Robodebt case in Australia

The Australian context has had its own similar scandal in the form of the much-criticised Robodebt Scheme. It was an automated debt assessment and recovery program implemented by the Australian government to recover supposed overpayments to welfare recipients. It relied on automated data-matching between income tax and social welfare data, leading to the incorrect demand for welfare recipients to pay back benefits. The scheme was found to be unlawful, with errors in the system leading to welfare recipients being pursued for debts that were not owed.

The scheme was criticized for its distressing impact on welfare recipients, as well as for reducing their ability to dispute the debt and failing to account for changing personal circumstances or differing levels of digital literacy. The scheme was ultimately dismantled, and the government was forced to refund over A$700 million of payments to victims and settle a multimillion-dollar lawsuit brought by victims seeking compensation.

The Robodebt scheme raised more than half a million inaccurate Centrelink (the Australian government agency that delivers a variety of social security payments and services) debts through a method of ‘income averaging’ between 2016 and 2019, which has since been ruled unlawful. If you didn’t pay any money towards your robodebt, it was reduced to zero, and a small number of former customers still need to update their details to receive their refund.

A Royal Commission into the Robodebt Scheme concluded on July 7, 2023. Its 900-page report, which was presented to the Governor-General, labelled the scheme as “cruel and crude” and made 57 recommendations. The report recommended civil and criminal prosecutions for unnamed individuals involved in the scheme. The findings implicated several high-ranking officials, including former Prime Minister Scott Morrison, former government services minister Stuart Robert, former department of human services secretary Kathryn Campbell, and former human services minister Alan Tudge.

The current Federal Labor government accepted 49 of the 57 recommendations, with the remaining recommendations accepted in principle.

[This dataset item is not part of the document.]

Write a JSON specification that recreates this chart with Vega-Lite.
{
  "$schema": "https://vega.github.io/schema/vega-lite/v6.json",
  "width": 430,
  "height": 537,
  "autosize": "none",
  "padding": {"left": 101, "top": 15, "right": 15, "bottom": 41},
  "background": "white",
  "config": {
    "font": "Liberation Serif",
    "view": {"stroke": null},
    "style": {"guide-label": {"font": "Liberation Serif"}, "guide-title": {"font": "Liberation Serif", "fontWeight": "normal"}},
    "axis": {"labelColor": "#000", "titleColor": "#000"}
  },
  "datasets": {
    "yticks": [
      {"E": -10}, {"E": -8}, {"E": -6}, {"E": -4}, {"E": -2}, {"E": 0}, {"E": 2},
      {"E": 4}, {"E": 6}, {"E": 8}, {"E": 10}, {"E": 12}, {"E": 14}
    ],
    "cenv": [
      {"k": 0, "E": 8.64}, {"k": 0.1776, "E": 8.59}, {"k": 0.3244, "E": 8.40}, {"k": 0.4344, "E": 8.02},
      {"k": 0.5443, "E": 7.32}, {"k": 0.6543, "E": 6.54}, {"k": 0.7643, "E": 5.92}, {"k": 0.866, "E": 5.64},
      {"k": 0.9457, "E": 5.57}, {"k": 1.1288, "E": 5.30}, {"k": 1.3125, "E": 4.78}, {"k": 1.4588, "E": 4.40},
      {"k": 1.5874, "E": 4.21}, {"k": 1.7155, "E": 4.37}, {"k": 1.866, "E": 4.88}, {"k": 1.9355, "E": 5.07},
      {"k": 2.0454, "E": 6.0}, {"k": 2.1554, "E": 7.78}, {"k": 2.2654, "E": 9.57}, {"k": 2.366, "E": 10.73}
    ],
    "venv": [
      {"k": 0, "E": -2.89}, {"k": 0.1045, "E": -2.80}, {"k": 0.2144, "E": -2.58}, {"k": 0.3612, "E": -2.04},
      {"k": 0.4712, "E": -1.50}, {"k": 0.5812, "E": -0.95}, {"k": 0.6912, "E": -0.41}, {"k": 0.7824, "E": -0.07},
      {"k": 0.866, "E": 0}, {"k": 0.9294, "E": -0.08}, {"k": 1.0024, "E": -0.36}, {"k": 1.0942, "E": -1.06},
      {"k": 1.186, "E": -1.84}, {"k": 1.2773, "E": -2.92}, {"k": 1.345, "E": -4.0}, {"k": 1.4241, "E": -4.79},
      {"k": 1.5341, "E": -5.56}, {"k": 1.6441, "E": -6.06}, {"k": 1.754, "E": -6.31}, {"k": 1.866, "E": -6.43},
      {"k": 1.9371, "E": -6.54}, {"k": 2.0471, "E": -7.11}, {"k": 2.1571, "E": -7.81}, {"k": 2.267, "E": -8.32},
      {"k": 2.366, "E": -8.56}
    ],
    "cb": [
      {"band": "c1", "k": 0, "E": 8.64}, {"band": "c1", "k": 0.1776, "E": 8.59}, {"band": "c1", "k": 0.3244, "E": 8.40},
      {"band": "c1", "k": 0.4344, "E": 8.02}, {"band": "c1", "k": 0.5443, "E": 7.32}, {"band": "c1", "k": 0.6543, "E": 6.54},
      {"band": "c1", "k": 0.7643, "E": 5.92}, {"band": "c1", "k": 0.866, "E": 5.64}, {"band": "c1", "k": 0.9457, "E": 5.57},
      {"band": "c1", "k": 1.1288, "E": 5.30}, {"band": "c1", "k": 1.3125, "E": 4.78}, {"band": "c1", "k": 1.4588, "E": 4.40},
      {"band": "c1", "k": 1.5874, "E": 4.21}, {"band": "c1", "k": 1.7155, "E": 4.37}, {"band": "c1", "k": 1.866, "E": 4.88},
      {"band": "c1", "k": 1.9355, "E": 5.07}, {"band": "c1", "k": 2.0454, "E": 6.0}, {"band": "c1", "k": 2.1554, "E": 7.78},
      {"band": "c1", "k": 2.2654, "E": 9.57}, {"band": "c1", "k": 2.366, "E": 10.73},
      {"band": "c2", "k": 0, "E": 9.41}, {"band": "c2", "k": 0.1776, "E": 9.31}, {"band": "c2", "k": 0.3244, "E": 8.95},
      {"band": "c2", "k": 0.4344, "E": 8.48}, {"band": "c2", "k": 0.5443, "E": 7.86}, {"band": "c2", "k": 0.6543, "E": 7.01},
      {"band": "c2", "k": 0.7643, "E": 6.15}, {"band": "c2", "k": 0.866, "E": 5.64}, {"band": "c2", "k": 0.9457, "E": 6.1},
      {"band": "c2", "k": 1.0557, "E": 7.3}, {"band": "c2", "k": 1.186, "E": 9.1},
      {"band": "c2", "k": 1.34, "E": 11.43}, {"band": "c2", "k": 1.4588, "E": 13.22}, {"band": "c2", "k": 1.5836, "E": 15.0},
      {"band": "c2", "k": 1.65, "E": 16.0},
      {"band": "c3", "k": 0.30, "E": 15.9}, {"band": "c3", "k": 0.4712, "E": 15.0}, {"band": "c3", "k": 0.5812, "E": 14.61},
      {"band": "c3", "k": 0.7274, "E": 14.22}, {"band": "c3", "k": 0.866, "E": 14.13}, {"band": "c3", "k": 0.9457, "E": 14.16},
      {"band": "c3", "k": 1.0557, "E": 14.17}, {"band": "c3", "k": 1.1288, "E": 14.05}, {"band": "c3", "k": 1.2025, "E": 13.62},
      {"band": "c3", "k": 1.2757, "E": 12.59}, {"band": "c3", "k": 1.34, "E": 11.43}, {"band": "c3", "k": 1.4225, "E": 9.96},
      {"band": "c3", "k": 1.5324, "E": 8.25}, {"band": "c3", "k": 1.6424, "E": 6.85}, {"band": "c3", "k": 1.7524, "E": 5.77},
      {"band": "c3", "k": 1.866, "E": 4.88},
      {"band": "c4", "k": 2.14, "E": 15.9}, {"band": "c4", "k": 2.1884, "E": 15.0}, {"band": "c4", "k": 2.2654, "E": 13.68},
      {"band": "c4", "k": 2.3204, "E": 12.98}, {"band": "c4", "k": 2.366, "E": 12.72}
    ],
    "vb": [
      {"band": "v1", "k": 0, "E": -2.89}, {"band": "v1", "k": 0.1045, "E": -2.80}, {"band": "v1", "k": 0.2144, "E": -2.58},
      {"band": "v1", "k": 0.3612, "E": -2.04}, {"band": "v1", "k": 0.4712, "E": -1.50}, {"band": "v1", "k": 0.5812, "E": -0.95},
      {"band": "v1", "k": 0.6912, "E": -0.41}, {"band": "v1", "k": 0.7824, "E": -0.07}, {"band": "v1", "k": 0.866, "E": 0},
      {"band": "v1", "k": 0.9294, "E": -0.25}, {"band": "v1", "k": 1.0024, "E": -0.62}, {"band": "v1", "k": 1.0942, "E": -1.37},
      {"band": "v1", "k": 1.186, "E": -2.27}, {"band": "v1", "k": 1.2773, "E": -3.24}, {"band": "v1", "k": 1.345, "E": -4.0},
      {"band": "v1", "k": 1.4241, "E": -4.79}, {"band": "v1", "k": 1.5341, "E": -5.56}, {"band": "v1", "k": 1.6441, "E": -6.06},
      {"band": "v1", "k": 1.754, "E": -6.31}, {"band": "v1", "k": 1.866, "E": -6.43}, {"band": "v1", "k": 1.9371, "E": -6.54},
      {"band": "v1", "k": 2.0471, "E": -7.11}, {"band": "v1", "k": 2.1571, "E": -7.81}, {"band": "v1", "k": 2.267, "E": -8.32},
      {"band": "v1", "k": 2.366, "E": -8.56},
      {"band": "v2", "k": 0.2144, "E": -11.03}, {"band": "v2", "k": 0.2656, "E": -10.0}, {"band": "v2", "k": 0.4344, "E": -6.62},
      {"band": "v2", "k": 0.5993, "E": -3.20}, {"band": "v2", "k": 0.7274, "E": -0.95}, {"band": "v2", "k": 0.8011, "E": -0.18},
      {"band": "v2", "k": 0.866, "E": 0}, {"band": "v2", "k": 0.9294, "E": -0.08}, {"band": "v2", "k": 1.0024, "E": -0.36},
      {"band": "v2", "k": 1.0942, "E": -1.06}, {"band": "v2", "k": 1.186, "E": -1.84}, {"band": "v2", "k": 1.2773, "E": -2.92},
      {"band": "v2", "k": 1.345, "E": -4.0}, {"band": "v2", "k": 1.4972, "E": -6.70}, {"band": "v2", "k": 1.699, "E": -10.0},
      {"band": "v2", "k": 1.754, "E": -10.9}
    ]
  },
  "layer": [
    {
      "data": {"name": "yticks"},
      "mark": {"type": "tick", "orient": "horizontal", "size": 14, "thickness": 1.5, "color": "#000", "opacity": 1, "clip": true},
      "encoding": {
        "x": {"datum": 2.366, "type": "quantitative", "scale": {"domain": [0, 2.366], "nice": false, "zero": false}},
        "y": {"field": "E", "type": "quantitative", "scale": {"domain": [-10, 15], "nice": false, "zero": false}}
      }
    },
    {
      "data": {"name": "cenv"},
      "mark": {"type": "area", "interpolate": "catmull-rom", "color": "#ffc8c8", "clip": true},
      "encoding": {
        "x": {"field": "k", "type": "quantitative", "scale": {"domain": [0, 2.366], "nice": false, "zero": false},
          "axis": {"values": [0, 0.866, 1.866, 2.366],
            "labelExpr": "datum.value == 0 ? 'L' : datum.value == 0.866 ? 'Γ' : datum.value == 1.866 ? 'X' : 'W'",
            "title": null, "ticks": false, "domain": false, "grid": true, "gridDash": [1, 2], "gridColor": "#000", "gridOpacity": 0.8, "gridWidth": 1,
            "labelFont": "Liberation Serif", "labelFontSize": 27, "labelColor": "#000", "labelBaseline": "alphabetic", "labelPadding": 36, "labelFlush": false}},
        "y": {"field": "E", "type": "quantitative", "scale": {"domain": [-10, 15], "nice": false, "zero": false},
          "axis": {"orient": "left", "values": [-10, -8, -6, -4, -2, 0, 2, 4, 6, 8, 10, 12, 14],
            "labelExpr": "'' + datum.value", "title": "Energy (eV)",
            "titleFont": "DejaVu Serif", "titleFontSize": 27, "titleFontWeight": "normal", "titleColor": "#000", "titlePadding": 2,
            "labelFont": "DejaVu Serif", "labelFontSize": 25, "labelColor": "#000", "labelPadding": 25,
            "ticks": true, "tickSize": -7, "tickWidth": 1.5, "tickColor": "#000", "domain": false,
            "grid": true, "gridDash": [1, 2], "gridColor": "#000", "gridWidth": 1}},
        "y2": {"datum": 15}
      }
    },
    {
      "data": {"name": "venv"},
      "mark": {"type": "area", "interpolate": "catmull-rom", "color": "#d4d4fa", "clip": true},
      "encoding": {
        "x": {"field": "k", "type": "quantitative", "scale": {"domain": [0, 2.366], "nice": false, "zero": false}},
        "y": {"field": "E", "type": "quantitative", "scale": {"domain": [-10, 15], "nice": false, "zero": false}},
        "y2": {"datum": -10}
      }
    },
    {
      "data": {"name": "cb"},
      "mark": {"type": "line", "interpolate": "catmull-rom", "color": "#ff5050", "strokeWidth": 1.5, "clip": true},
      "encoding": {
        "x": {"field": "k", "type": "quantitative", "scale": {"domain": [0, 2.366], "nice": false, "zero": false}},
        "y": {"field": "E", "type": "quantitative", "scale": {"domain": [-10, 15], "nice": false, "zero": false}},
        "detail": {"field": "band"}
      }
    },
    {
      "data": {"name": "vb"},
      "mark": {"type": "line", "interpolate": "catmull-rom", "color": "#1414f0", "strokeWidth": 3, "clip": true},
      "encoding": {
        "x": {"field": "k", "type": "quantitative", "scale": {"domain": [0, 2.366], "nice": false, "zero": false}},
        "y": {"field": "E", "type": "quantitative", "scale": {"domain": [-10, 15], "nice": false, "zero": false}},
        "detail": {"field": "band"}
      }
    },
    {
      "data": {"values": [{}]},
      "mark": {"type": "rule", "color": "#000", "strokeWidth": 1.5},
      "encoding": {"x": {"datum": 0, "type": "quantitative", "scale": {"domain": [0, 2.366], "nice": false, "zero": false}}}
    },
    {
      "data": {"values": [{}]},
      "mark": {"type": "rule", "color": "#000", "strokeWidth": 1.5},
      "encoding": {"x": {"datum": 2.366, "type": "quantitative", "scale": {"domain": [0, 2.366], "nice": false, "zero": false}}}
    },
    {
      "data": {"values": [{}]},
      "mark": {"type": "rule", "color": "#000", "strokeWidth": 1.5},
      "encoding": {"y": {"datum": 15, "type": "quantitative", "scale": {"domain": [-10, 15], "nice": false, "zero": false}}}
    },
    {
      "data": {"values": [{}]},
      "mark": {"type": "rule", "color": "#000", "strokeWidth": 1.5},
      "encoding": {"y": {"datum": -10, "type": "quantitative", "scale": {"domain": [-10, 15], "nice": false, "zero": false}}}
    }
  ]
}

The acceptance of these recommendations is expected to prevent a similar scheme from occurring in the future. The report was also critical of the previous Coalition government’s handling of the scheme and its failure to adhere to legal standards.

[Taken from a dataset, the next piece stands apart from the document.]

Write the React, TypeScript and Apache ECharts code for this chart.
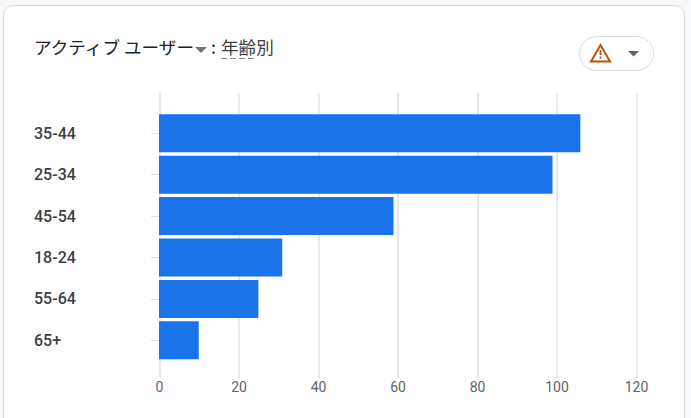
import React, { useEffect, useRef } from "react";
import * as echarts from "echarts";

const categories = ["35-44", "25-34", "45-54", "18-24", "55-64", "65+"];
const activeUsers = [106, 99, 59, 31, 25, 10];
const titleMetric = "アクティブ ユーザー";
const titleDimension = "年齢別";

export default function App() {
  const ref = useRef<HTMLDivElement>(null);
  useEffect(() => {
    document.body.style.margin = "0";
    const chart = echarts.init(ref.current!, null, { renderer: "svg" });
    const xBase = { type: "value", min: 0, max: 120, interval: 20 };
    chart.setOption({
      animation: false,
      backgroundColor: "#f8f9fa",
      grid: [
        { left: 159.5, width: 477, top: 93, height: 285, z: 1 },
        { left: 159, width: 477, top: 112.5, height: 248.5, z: 2 },
      ],
      xAxis: [
        {
          ...xBase,
          gridIndex: 0,
          axisLine: { show: false },
          axisTick: { show: false },
          axisLabel: { color: "#5f6368", fontFamily: "Roboto", fontSize: 14, margin: 2 },
          splitLine: { show: true, lineStyle: { color: "#e0e0e0", width: 1.5 } },
        },
        {
          ...xBase,
          gridIndex: 1,
          show: false,
        },
      ],
      yAxis: [
        { type: "category", gridIndex: 0, show: false, data: categories, inverse: true },
        {
          type: "category",
          gridIndex: 1,
          data: categories,
          inverse: true,
          axisLine: { show: false },
          axisTick: { show: true, alignWithLabel: true, length: 8, lineStyle: { color: "#e0e0e0", width: 1 } },
          axisLabel: {
            align: "left",
            margin: 125,
            color: "#3c4043",
            fontFamily: "Roboto",
            fontWeight: 500,
            fontSize: 16,
          },
        },
      ],
      series: [
        {
          type: "bar",
          xAxisIndex: 1,
          yAxisIndex: 1,
          data: activeUsers,
          barWidth: 38,
          itemStyle: { color: "#1a73e8" },
          z: 5,
        },
      ],
      graphic: [
        {
          type: "rect",
          z: -1,
          shape: { x: 3.5, y: 5.5, width: 681, height: 440, r: 10 },
          style: { fill: "#ffffff", stroke: "#dadce0", lineWidth: 1 },
        },
        {
          type: "text",
          x: 34,
          y: 37.5,
          style: { text: titleMetric, fill: "#202124", font: '400 17.6px "Noto Sans CJK JP"' },
        },
        {
          type: "polygon",
          shape: { points: [[195, 47], [207, 47], [201, 53]] },
          style: { fill: "#757575" },
        },
        {
          type: "text",
          x: 211,
          y: 37.5,
          style: { text: ":", fill: "#202124", font: '400 17.6px "Noto Sans CJK JP"' },
        },
        {
          type: "text",
          x: 221,
          y: 37.5,
          style: { text: titleDimension, fill: "#3c4043", font: '400 17.6px "Noto Sans CJK JP"' },
        },
        {
          type: "line",
          shape: { x1: 221, y1: 58.5, x2: 256, y2: 58.5 },
          style: { stroke: "#80868b", lineWidth: 1, lineDash: [6, 3] },
        },
        {
          type: "rect",
          shape: { x: 579.5, y: 36.5, width: 74, height: 34, r: 17 },
          style: { fill: "#ffffff", stroke: "#dadce0", lineWidth: 1 },
        },
        {
          type: "polygon",
          shape: { points: [[600.5, 45], [610, 61.5], [591, 61.5]] },
          style: { fill: "#ffffff", stroke: "#b8520a", lineWidth: 2 },
        },
        {
          type: "rect",
          shape: { x: 599.6, y: 50, width: 1.8, height: 5 },
          style: { fill: "#b8520a" },
        },
        {
          type: "rect",
          shape: { x: 599.6, y: 56.5, width: 1.8, height: 2 },
          style: { fill: "#b8520a" },
        },
        {
          type: "polygon",
          shape: { points: [[628, 51], [639, 51], [633.5, 56.5]] },
          style: { fill: "#5f6368" },
        },
      ],
    });
    return () => chart.dispose();
  }, []);
  return <div ref={ref} style={{ width: 691, height: 418 }} />;
}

Where’s the justice and the outcomes?

And yet nothing appears to have happened since July 2023. Let’s hope the people responsible for the criminal acts of social cruelty will be held to account and that there will prosecutions for the suffering and real-life consequences of those acts. We can only hope that the current government isn’t failing the public and holding back in prosecuting politicians on the other side of politics, in the fear that it will set a precedence for incriminating itself for its own malfeasance.

Where was the public outrage from the Australian public for the misery of the victims of the Robodebt Scheme? Do we not care or empathise enough with the families of those unfairly treated to want justice and redress for them? Are we waiting for the movie of TV drama to be created before there is a public outcry and demand for swift, fair and deserved justice for the victims of such cruel political power play?

Where is the social justice element of the religion of those who claim the country must be guided by, to the extent they want to inflict it on non-believers and are so proud to wear on their sleeves? Sadly, it appears that the very people who are so willing to preach about God’s will and how we should love one another and be compassionate are the very ones perpetuating the oppression against the “little people” they are happy to sacrifice in their pursuit of personal wealth and power!